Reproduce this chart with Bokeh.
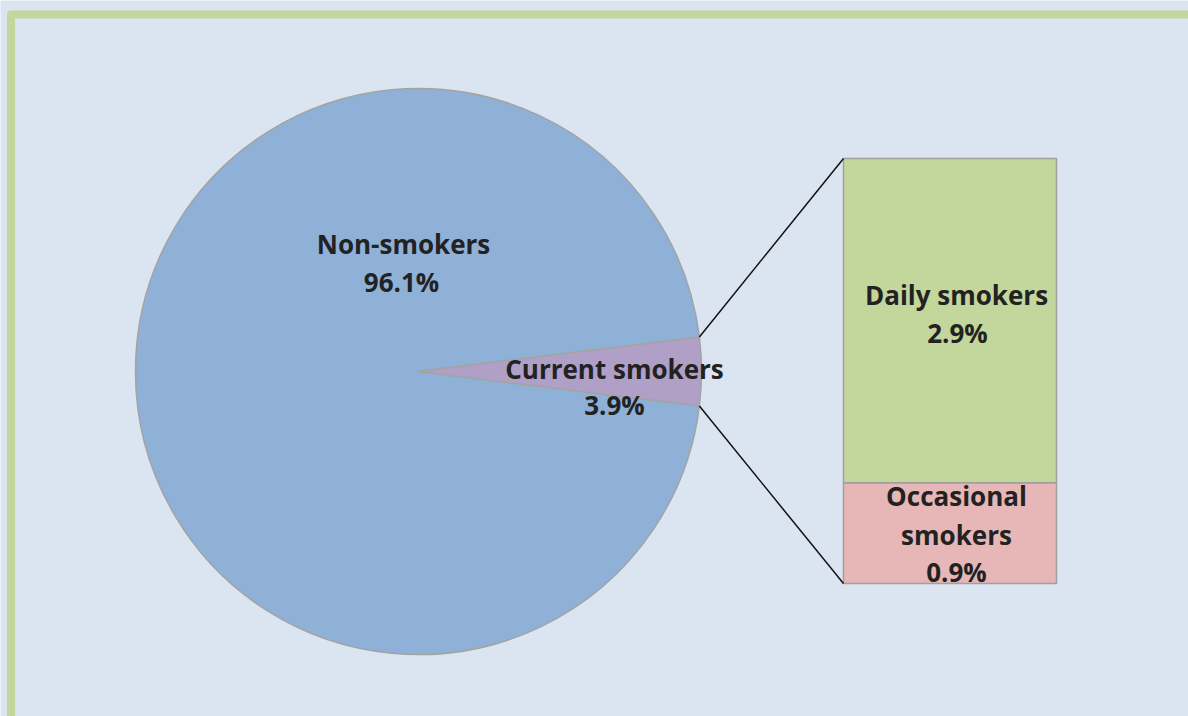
import math
from bokeh.plotting import figure
from bokeh.models import Range1d, ColumnDataSource
from bokeh.core.properties import value
from bokeh.embed import file_html
from bokeh.resources import INLINE

# ---- data ----
pie_labels = ["Non-smokers", "Current smokers"]
pie_values = [96.1, 3.9]
pie_colors = ["#8fb0d7", "#b09fc6"]

bar_labels = ["Occasional smokers", "Daily smokers"]
bar_values = [0.9, 2.9]
bar_colors = ["#e6b7b6", "#c3d69b"]

W, H = 1188, 716
BG = "#dbe5f1"
FONT = "Open Sans"
TXT = "#222222"

p = figure(width=W, height=H, output_backend="svg", toolbar_location=None,
           x_range=Range1d(0, W), y_range=Range1d(0, H), min_border=0)
p.background_fill_color = BG
p.border_fill_color = BG
p.outline_line_color = None
p.axis.visible = False
p.grid.visible = False

def Y(page_y):
    return H - page_y

def X(page_x):
    return page_x

# ---- pie ----
cx, cy, r = X(418), Y(371), 283
total = sum(pie_values)
cur_half = pie_values[1] / total * math.pi
starts = [cur_half, -cur_half]
ends = [2 * math.pi - cur_half, cur_half]
src = ColumnDataSource(dict(start=starts, end=ends, color=pie_colors))
p.wedge(x=cx, y=cy, radius=r, start_angle="start", end_angle="end",
        fill_color="color", line_color="#a3a3a3", line_width=1.5, source=src)

# ---- bar of current smokers ----
bx0, bx1 = X(843), X(1056)
by0, by1 = Y(583), Y(158)
scale = (by1 - by0) / sum(bar_values)
bottoms, tops = [], []
acc = 0.0
for v in bar_values:
    bottoms.append(by0 + acc * scale)
    acc += v
    tops.append(by0 + acc * scale)
p.quad(left=bx0, right=bx1, bottom=bottoms, top=tops, fill_color=bar_colors,
       line_color="#a0a0a0", line_width=1.5)

# ---- connector lines ----
ex_top = cx + r * math.cos(cur_half); ey_top = cy + r * math.sin(cur_half)
ex_bot = cx + r * math.cos(-cur_half); ey_bot = cy + r * math.sin(-cur_half)
p.segment(x0=[ex_top, ex_bot], y0=[ey_top, ey_bot], x1=[bx0, bx0], y1=[by1, by0],
          line_color="#111111", line_width=1.5)

# ---- labels ----
def label(xc, base_y, txt):
    p.text(x=[X(xc)], y=[Y(base_y - 9)], text=[txt], text_align="center",
           text_baseline="alphabetic", text_font=value(FONT), text_font_style="bold",
           text_font_size="26px", text_color=TXT)

label(403, 252, pie_labels[0])
label(401, 290, f"{pie_values[0]}%")
label(614, 377, pie_labels[1])
label(614, 413, f"{pie_values[1]}%")
label(956, 303, bar_labels[1])
label(957, 341, f"{bar_values[1]}%")
label(956, 504, "Occasional")
label(956, 543, "smokers")
label(956, 580, f"{bar_values[0]}%")

# ---- green frame (top & left) ----
p.line(x=[10.5, 10.5, 1300], y=[-20, Y(14), Y(14)], line_color="#c3d69b",
       line_width=8, line_join="round")

open("out.html", "w").write(file_html(p, INLINE))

━━━━━━━━

AIM OF THE EXERCISE: Print the data above verbatim from the first line through the line holding "from bokeh.resources import INLINE", leaving every picture out.

ANSWER IN FULL:
Reproduce this chart with Bokeh.
import math
from bokeh.plotting import figure
from bokeh.models import Range1d, ColumnDataSource
from bokeh.core.properties import value
from bokeh.embed import file_html
from bokeh.resources import INLINE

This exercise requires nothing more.